Below 1,200 on the S&P 500 Index, the stock market will have returned to its correction trading range it experienced from August to mid-October. Recent trading action in the broader market has been nothing short of terrible.
Declining investor sentiment since the eurozone summit on the debt crisis is the catalyst for the stock market’s recent trading action—a market that’s actually gone down on some good news. This is always a sign that the bears are in charge.
What the stock market and commodity markets are experiencing is the continued lack of certainty in the global economic playing field. With no real trends emerging in economic data or from policymakers, institutional investors have been running to the sidelines once again. Against this backdrop, investor sentiment can’t really do anything but drift into malaise.
The uncertainty remains a very serious risk for global investors. The eurozone could equally stabilize or fall apart completely. The U.S. housing market could show some improvement in the first half of 2012, or home prices could accelerate their decline. All scenarios are possible in the current environment and this is why investor sentiment has been hit so hard lately. Without relative certainty in the marketplace, the main indices are drifting.
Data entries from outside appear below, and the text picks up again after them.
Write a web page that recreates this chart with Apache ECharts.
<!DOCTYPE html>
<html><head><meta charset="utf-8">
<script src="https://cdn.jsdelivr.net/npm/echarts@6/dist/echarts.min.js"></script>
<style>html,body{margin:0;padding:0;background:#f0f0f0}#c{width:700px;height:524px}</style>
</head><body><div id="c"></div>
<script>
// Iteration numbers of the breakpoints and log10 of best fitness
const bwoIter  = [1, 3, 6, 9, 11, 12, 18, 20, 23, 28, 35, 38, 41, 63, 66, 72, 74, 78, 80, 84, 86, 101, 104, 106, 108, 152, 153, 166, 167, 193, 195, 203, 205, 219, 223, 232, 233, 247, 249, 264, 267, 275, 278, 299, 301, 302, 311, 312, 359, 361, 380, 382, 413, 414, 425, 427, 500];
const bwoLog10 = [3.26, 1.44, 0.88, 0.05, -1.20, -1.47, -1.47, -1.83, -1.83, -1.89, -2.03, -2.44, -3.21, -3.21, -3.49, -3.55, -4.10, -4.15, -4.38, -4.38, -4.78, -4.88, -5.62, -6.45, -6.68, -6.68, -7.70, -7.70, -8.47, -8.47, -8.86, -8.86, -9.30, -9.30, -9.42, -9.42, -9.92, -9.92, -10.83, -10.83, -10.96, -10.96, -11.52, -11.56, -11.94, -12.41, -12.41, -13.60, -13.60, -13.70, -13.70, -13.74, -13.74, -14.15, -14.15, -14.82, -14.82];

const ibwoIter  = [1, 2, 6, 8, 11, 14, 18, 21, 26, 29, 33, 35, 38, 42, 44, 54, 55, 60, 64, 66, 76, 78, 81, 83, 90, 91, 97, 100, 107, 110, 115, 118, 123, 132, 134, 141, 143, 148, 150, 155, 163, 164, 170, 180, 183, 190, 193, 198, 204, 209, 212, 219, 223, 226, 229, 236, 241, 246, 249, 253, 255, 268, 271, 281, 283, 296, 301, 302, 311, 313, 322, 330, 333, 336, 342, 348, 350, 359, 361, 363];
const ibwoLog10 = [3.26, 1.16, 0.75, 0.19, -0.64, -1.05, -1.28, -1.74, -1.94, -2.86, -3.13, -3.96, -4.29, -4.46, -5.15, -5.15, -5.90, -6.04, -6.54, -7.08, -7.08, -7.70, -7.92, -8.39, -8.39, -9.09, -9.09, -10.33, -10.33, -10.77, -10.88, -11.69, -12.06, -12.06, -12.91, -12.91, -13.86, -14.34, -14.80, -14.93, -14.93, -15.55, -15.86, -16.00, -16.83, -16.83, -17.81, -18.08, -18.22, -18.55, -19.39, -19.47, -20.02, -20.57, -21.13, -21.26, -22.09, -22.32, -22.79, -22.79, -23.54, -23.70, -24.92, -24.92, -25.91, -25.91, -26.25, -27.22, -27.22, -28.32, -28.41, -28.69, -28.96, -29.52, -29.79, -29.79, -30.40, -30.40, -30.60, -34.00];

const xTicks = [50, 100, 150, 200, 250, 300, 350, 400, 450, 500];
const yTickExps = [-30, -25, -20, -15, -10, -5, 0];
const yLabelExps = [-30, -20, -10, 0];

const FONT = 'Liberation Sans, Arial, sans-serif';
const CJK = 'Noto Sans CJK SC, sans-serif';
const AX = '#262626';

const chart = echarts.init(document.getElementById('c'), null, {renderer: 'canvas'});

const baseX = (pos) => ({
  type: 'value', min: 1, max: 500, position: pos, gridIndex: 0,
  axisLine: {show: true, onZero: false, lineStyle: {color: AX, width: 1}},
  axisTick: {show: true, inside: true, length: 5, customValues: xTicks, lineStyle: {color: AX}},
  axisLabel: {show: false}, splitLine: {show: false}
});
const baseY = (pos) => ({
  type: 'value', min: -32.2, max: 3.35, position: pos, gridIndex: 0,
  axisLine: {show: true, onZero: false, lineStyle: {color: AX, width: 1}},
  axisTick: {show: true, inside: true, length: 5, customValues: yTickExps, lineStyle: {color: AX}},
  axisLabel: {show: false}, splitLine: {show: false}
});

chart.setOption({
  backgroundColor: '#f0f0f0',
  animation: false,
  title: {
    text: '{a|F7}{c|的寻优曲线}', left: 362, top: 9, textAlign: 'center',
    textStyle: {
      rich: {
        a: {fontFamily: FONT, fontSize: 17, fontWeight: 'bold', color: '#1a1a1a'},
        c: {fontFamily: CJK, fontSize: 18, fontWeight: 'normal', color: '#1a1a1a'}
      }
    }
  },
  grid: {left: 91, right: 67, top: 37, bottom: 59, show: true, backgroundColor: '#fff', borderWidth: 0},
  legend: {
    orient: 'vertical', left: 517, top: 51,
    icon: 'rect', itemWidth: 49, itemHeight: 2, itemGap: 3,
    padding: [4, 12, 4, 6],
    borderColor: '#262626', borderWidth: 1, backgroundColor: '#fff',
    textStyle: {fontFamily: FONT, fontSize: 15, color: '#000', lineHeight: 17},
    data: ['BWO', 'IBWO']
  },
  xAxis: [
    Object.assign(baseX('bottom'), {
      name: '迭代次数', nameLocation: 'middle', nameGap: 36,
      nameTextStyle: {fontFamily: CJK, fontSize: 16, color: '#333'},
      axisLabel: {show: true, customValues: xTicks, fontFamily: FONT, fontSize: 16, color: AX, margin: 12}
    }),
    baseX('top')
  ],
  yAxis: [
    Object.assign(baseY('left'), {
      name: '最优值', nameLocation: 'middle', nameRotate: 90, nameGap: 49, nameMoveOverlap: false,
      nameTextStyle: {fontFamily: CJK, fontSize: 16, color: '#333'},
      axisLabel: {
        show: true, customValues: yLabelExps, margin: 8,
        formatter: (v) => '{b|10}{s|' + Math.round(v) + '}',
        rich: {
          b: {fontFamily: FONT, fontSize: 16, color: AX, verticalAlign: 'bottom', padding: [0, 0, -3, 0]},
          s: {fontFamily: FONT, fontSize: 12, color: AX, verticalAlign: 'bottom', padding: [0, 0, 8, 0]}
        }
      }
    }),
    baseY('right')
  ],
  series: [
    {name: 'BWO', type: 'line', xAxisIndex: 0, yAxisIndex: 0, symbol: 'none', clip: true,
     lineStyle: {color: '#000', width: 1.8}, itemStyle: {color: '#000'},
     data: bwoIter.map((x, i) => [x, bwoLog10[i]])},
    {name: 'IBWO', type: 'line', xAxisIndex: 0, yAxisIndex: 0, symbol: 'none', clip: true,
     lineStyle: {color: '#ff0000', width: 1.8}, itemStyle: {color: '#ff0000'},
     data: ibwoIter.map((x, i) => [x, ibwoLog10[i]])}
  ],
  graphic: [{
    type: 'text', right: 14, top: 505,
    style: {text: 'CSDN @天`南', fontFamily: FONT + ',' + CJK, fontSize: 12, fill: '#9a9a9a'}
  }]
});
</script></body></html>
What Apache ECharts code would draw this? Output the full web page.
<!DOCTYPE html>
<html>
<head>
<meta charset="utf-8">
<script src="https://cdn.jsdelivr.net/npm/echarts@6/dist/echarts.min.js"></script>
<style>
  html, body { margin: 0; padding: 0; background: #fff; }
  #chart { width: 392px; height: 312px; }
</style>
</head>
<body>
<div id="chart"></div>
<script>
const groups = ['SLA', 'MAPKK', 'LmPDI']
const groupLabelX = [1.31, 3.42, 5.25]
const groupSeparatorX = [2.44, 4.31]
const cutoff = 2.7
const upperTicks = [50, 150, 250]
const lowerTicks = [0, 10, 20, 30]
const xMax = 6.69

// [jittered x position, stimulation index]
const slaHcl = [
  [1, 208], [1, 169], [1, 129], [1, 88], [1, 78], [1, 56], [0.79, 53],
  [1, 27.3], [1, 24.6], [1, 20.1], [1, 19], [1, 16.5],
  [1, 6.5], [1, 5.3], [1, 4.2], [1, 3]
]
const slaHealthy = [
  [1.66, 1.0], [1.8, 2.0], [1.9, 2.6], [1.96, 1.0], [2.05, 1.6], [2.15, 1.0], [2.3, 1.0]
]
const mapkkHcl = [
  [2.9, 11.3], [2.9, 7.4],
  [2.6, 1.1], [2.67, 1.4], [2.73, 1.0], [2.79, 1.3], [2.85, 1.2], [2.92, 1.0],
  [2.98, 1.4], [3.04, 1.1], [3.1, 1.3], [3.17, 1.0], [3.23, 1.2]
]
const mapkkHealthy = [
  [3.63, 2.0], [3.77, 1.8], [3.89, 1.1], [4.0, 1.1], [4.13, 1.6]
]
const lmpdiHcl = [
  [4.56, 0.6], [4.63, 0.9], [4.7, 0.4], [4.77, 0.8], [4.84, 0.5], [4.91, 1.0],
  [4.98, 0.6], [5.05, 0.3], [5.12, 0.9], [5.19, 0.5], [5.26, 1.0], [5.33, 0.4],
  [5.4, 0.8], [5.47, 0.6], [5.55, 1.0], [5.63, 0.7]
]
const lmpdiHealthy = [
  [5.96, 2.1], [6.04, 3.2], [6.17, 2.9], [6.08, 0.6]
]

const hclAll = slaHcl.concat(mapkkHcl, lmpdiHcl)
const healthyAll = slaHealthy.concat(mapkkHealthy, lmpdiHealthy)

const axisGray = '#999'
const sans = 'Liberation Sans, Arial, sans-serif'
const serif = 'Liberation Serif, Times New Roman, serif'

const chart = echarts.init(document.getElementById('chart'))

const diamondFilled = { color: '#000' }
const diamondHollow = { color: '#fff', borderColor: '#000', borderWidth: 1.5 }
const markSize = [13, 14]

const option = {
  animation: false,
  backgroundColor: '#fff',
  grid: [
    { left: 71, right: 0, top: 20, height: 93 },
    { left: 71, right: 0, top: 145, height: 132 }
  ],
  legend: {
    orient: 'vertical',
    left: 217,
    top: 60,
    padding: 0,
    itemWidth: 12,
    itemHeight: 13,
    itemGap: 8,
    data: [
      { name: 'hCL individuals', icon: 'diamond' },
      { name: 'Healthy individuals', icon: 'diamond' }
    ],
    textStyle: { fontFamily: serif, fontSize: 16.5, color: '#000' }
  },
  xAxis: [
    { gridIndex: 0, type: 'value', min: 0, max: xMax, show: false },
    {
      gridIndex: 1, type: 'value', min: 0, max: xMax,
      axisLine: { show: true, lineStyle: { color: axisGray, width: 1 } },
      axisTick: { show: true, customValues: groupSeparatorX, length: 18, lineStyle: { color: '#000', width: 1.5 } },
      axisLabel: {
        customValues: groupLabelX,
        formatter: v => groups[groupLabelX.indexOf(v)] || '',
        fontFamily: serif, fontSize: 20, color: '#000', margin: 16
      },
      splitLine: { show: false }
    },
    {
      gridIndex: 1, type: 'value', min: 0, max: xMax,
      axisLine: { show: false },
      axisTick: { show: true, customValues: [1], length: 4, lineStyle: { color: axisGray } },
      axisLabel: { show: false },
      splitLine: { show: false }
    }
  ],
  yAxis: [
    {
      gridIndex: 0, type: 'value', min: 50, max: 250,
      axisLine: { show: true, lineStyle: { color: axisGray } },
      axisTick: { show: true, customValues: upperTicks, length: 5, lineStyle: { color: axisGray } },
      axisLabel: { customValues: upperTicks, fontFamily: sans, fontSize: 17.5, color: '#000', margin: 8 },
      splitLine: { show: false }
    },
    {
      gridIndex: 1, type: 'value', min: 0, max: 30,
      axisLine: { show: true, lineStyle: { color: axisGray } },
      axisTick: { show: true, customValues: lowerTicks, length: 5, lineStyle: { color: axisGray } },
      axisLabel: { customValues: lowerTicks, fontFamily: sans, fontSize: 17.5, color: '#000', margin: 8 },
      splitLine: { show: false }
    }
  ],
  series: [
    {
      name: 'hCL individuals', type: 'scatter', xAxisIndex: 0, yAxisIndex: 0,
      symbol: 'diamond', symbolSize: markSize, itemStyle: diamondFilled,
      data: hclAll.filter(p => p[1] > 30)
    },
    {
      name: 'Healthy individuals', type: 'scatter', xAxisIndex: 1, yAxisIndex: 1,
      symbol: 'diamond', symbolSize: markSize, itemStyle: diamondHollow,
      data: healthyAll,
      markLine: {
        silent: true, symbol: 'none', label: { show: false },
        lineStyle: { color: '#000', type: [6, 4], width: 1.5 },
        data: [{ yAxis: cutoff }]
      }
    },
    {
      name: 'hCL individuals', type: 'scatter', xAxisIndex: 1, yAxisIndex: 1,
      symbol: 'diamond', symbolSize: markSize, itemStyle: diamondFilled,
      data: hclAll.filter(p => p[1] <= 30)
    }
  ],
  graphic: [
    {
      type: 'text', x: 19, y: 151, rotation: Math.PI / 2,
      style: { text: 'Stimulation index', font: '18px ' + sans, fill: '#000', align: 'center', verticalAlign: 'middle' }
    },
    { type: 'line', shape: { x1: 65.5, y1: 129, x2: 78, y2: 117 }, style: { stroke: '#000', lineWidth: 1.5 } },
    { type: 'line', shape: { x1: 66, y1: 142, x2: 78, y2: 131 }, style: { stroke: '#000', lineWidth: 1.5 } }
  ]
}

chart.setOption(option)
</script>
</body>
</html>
Playing this kind of market is extremely difficult. In any stock market, there are always event-driven trades, with some companies announcing good news and others doing the opposite. The key in this kind of market is to use declining investor sentiment to your advantage and this means identifying the companies you would like to own in advance, while waiting for an attractive price point at which to buy. This is the best play in this kind of stock market and it’s mostly with larger-cap, higher dividend paying stocks.
There still is no reason for any new, bold action with investor sentiment being so lackluster. With declining expectations for GDP growth and corporate earnings, the stock market seems increasingly likely to drift into the New Year. It wouldn’t surprise me if the Federal Reserve were to announce some kind of new monetary policy action, and the stock market almost always reacts positively to such events. Still, I think we haven’t yet seen the worst of the trading action. The stock market could easily test the bottom end of its recent correction trading range. (See How Stocks Are Reflecting the Structural Excesses of the World.)
Domestic investor sentiment is still being held hostage by the eurozone’s debt crisis. It can turn positive, but will require a stream of positive economic data in order to do so. I’ll be impressed if the S&P 500 Index can stay above the 1,200 level, but I don’t expect investor sentiment to change in the near future. If the S&P holds 1,200, it could be a new base for the index, but I wouldn’t cross any fingers.